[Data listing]
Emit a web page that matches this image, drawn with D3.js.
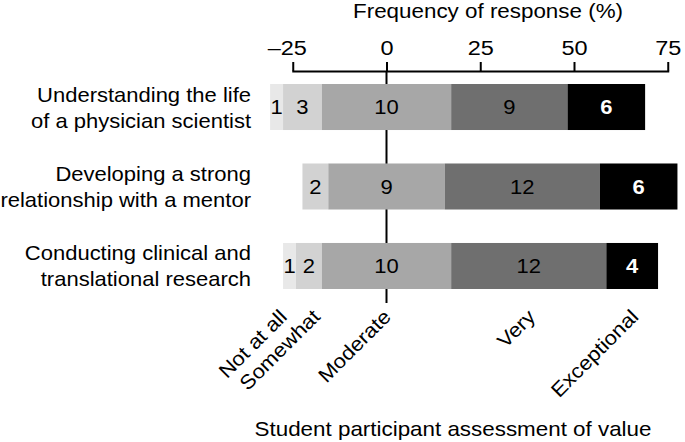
<!DOCTYPE html>
<html><head><meta charset="utf-8">
<script src="https://cdn.jsdelivr.net/npm/d3@7"></script>
<style>body{margin:0;background:#fff}svg{display:block}text{font-family:"Liberation Sans",Arial,sans-serif}</style>
</head><body><svg id="c" width="685" height="442"></svg>
<script>
// ---- data ----
const categories = [
  ["Understanding the life", "of a physician scientist"],
  ["Developing a strong", "relationship with a mentor"],
  ["Conducting clinical and", "translational research"]
];
const levels = ["Not at all", "Somewhat", "Moderate", "Very", "Exceptional"];
const notAtAll    = [1, 0, 1];
const somewhat    = [3, 2, 2];
const moderate    = [10, 9, 10];
const very        = [9, 12, 12];
const exceptional = [6, 6, 4];
const tickValues  = [-25, 0, 25, 50, 75];
const xTitle = "Frequency of response (%)";
const legendTitle = "Student participant assessment of value";

// ---- layout / style ----
const SX = 1.1; // horizontal text stretch of the original figure
const fills = ["#e8e8e8", "#d2d2d2", "#a7a7a7", "#6f6f6f", "#000000"];
const legendPos = [-26.2, -17.4, 1.5, 40.0, 67.5]; // label anchors in axis units
const svg = d3.select("#c");
svg.append("rect").attr("width", 685).attr("height", 442).attr("fill", "#fff");

const x = d3.scaleLinear().domain([-25, 75]).range([292.75, 667.75]);
const y = d3.scaleBand().domain(d3.range(categories.length)).range([84, 289]).paddingInner(0.421).paddingOuter(0);

const series = [notAtAll, somewhat, moderate, very, exceptional];
const rows = categories.map((c, i) => {
  const vals = series.map(s => s[i]);
  const total = d3.sum(vals);
  const pct = vals.map(v => v / total * 100);
  let start = -(pct[0] + pct[1] + pct[2] / 2);
  const segs = pct.map((p, k) => {
    const s = { k, v: vals[k], x0: start, x1: start + p };
    start += p;
    return s;
  });
  return { i, lines: c, segs };
});

// zero line (behind bars)
svg.append("line").attr("x1", x(0)).attr("x2", x(0)).attr("y1", 71).attr("y2", 303)
  .attr("stroke", "#000").attr("stroke-width", 2);

// axis on top
const ax = svg.append("g").attr("transform", "translate(0,71)")
  .call(d3.axisTop(x).tickValues(tickValues).tickSize(9).tickSizeOuter(0).tickPadding(7)
    .tickFormat(d => d < 0 ? "\u2013" + Math.abs(d) : String(d)));
ax.attr("font-family", null).attr("font-size", null);
ax.select(".domain").attr("stroke", "#000").attr("stroke-width", 2).attr("stroke-linecap", "square");
ax.selectAll(".tick line").attr("stroke", "#000").attr("stroke-width", 2);
ax.selectAll(".tick text").attr("fill", "#000").style("font-size", "21px")
  .attr("transform", d => `translate(${d < 0 ? -6 : 0},0) scale(1.12,1)`);

svg.append("text").attr("transform", `translate(488,18) scale(1.12,1)`)
  .attr("text-anchor", "middle").style("font-size", "20px").text(xTitle);

// bars
const g = svg.append("g");
rows.forEach(r => {
  const yy = y(r.i), h = y.bandwidth(), cy = yy + h / 2;
  r.segs.filter(s => s.v > 0).forEach(s => {
    g.append("rect").attr("x", x(s.x0)).attr("width", x(s.x1) - x(s.x0))
      .attr("y", yy).attr("height", h).attr("fill", fills[s.k]);
    g.append("text")
      .attr("transform", `translate(${(x(s.x0) + x(s.x1)) / 2},${cy + 7}) scale(${SX},1)`)
      .attr("text-anchor", "middle").style("font-size", "20px")
      .attr("fill", s.k === 4 ? "#fff" : "#000")
      .attr("font-weight", s.k === 4 ? "bold" : "normal")
      .text(s.v);
  });
  r.lines.forEach((ln, j) => {
    svg.append("text").attr("transform", `translate(251,${cy - 5.5 + j * 26}) scale(${SX},1)`)
      .attr("text-anchor", "end").style("font-size", "20px").text(ln);
  });
});

// rotated level labels
levels.forEach((lv, k) => {
  svg.append("text").attr("transform", `translate(${x(legendPos[k])},318) rotate(-45) scale(${SX},1)`)
    .attr("text-anchor", "end").style("font-size", "20px").text(lv);
});

svg.append("text").attr("transform", `translate(453,436) scale(1.12,1)`)
  .attr("text-anchor", "middle").style("font-size", "20px").text(legendTitle);
</script></body></html>
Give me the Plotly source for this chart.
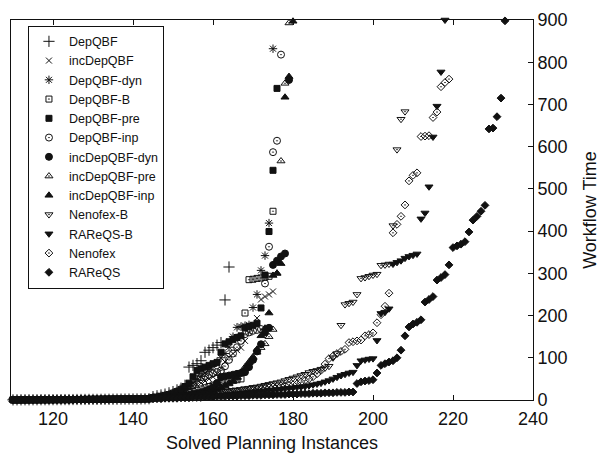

Task prompt
Pictures don't belong in the copy. Transcribe every record exactly as it appears.

Answer below
Emit a web page that matches this image, drawn with D3.js.
<!DOCTYPE html>
<html><head><meta charset="utf-8">
<script src="https://cdn.jsdelivr.net/npm/d3@7"></script>
<style>body{margin:0;background:#fff}svg{display:block}text{font-family:"Liberation Sans",Arial,sans-serif}</style>
</head><body><svg id="c" width="685" height="442"></svg>
<script>
// ---- data ----
const categories = [
  ["Understanding the life", "of a physician scientist"],
  ["Developing a strong", "relationship with a mentor"],
  ["Conducting clinical and", "translational research"]
];
const levels = ["Not at all", "Somewhat", "Moderate", "Very", "Exceptional"];
const notAtAll    = [1, 0, 1];
const somewhat    = [3, 2, 2];
const moderate    = [10, 9, 10];
const very        = [9, 12, 12];
const exceptional = [6, 6, 4];
const tickValues  = [-25, 0, 25, 50, 75];
const xTitle = "Frequency of response (%)";
const legendTitle = "Student participant assessment of value";

// ---- layout / style ----
const SX = 1.1; // horizontal text stretch of the original figure
const fills = ["#e8e8e8", "#d2d2d2", "#a7a7a7", "#6f6f6f", "#000000"];
const legendPos = [-26.2, -17.4, 1.5, 40.0, 67.5]; // label anchors in axis units
const svg = d3.select("#c");
svg.append("rect").attr("width", 685).attr("height", 442).attr("fill", "#fff");

const x = d3.scaleLinear().domain([-25, 75]).range([292.75, 667.75]);
const y = d3.scaleBand().domain(d3.range(categories.length)).range([84, 289]).paddingInner(0.421).paddingOuter(0);

const series = [notAtAll, somewhat, moderate, very, exceptional];
const rows = categories.map((c, i) => {
  const vals = series.map(s => s[i]);
  const total = d3.sum(vals);
  const pct = vals.map(v => v / total * 100);
  let start = -(pct[0] + pct[1] + pct[2] / 2);
  const segs = pct.map((p, k) => {
    const s = { k, v: vals[k], x0: start, x1: start + p };
    start += p;
    return s;
  });
  return { i, lines: c, segs };
});

// zero line (behind bars)
svg.append("line").attr("x1", x(0)).attr("x2", x(0)).attr("y1", 71).attr("y2", 303)
  .attr("stroke", "#000").attr("stroke-width", 2);

// axis on top
const ax = svg.append("g").attr("transform", "translate(0,71)")
  .call(d3.axisTop(x).tickValues(tickValues).tickSize(9).tickSizeOuter(0).tickPadding(7)
    .tickFormat(d => d < 0 ? "\u2013" + Math.abs(d) : String(d)));
ax.attr("font-family", null).attr("font-size", null);
ax.select(".domain").attr("stroke", "#000").attr("stroke-width", 2).attr("stroke-linecap", "square");
ax.selectAll(".tick line").attr("stroke", "#000").attr("stroke-width", 2);
ax.selectAll(".tick text").attr("fill", "#000").style("font-size", "21px")
  .attr("transform", d => `translate(${d < 0 ? -6 : 0},0) scale(1.12,1)`);

svg.append("text").attr("transform", `translate(488,18) scale(1.12,1)`)
  .attr("text-anchor", "middle").style("font-size", "20px").text(xTitle);

// bars
const g = svg.append("g");
rows.forEach(r => {
  const yy = y(r.i), h = y.bandwidth(), cy = yy + h / 2;
  r.segs.filter(s => s.v > 0).forEach(s => {
    g.append("rect").attr("x", x(s.x0)).attr("width", x(s.x1) - x(s.x0))
      .attr("y", yy).attr("height", h).attr("fill", fills[s.k]);
    g.append("text")
      .attr("transform", `translate(${(x(s.x0) + x(s.x1)) / 2},${cy + 7}) scale(${SX},1)`)
      .attr("text-anchor", "middle").style("font-size", "20px")
      .attr("fill", s.k === 4 ? "#fff" : "#000")
      .attr("font-weight", s.k === 4 ? "bold" : "normal")
      .text(s.v);
  });
  r.lines.forEach((ln, j) => {
    svg.append("text").attr("transform", `translate(251,${cy - 5.5 + j * 26}) scale(${SX},1)`)
      .attr("text-anchor", "end").style("font-size", "20px").text(ln);
  });
});

// rotated level labels
levels.forEach((lv, k) => {
  svg.append("text").attr("transform", `translate(${x(legendPos[k])},318) rotate(-45) scale(${SX},1)`)
    .attr("text-anchor", "end").style("font-size", "20px").text(lv);
});

svg.append("text").attr("transform", `translate(453,436) scale(1.12,1)`)
  .attr("text-anchor", "middle").style("font-size", "20px").text(legendTitle);
</script></body></html>
Give me the Plotly source for this chart.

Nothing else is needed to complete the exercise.